As the plane ascended, Dave said, "You feel like you're going up in a shuttle. What a view!"

Lokowich said, "Oh, it's only just begun."

As the plane reached higher and higher into the sky, Dave said, "You glance at the altimeter and take a minute to look outside, and you have gone up another 10,000 feet."

With the plane reaching heights commercial airplanes never reach, Dave said everything is more of a challenge -- including whistling.

Lokowich said, "Go ahead and try to whistle."

As Dave tried, he said, "Is my mouth dry?"

"No you just can't whistle," Lokowich said. "Something with the cabin altitude above 22,000 feet."

At one point in the flight, Lokowich said the temperature was minus 61 degrees Celsius outside -- almost negative 60 degrees Fahrenheit -- less than an inch away.

"You get so wrapped up in the beauty and novelty of all of this that it's easy to forget the danger," Dave said.

According to Lokowich, if he and Dave were to go through rapid decompression right now at 70,000 feet, their blood would boil instantly, and they would die.

As Dave approached 70,000 feet, he could actually see the curvature of Earth on the horizon.

"That is amazing, unbelievable," Dave said.

Dave recalled after the flight, "There is a peaceful beauty below you, bright sunshine on your face and a rich dark sky above."

Lokowich said, "There is so much quiet it's so, so smooth. It's so peaceful, we're just looking down on this Mother Earth, it's as if there are no problems. It makes you want to fight to protect it every day."

"It gets no better than this," Dave said.

However, just as Dave said he was teased with being the highest person in the world - higher than anyone else, but the astronauts, gravity called him home.

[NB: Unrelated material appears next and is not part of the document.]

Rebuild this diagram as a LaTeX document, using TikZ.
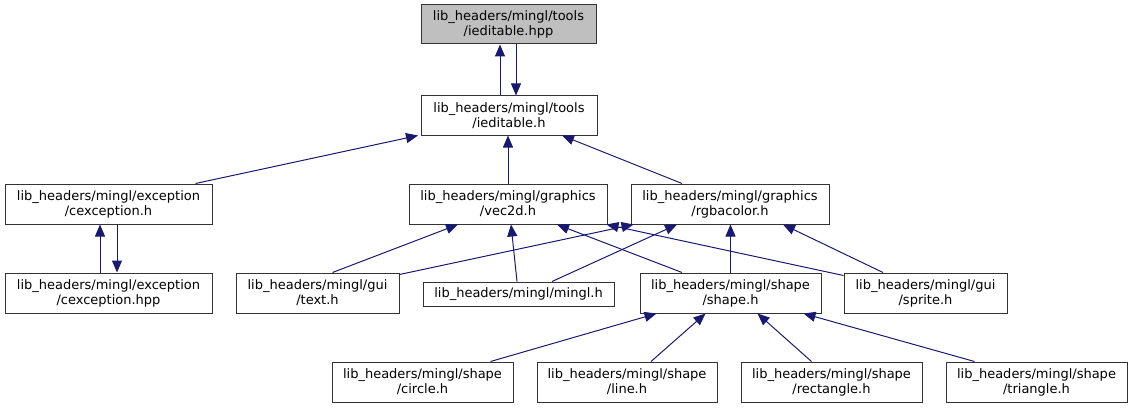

Dave thanked the men and women at the Beale Air Force Base, in Roseville, Calif., saying, "Thank you each and every one of you, not just for that experience, but for what you do on my behalf of me and my family each and every day thank you."

As for the experience, overall, Dave said this has been one of the hardest assignments he's ever had.

"Not because it was so difficult to do, but because it was so difficult to put these experiences in to words," he said. "I just sat there for most of this trip in awe and in silence. And when we got back down here and started looking at the tape, I just didn't say much."

Dave said he was very thankful to have flown in a plane that's so exclusive. He remarked that fewer people fly the U-2 than have Super Bowl rings.

As Dave was in the plane, he told "Early Show" co-anchor Harry Smith, he thought about lots of things, such as the astronauts in the International Space Station, his faith, God, and what's happening on Earth.

"(I thought about) how peaceful everything looks below versus the reality of what exists," he said. "And you're just dumbstruck by the beauty of the planet we live on. It gives you a completely different perspective as you descend and land on earth."

Dave said he said he realized how small human beings are.

He said, "You're above the planes that fly, you're above all that runs around and makes life chaotic. And you just -- you stand there and it puts thing into -- for lack of a better term an ultra perspective -- how small we are, how tiny we are, indeed how tiny this planet is when you compare it to everything above the canopy that you're in."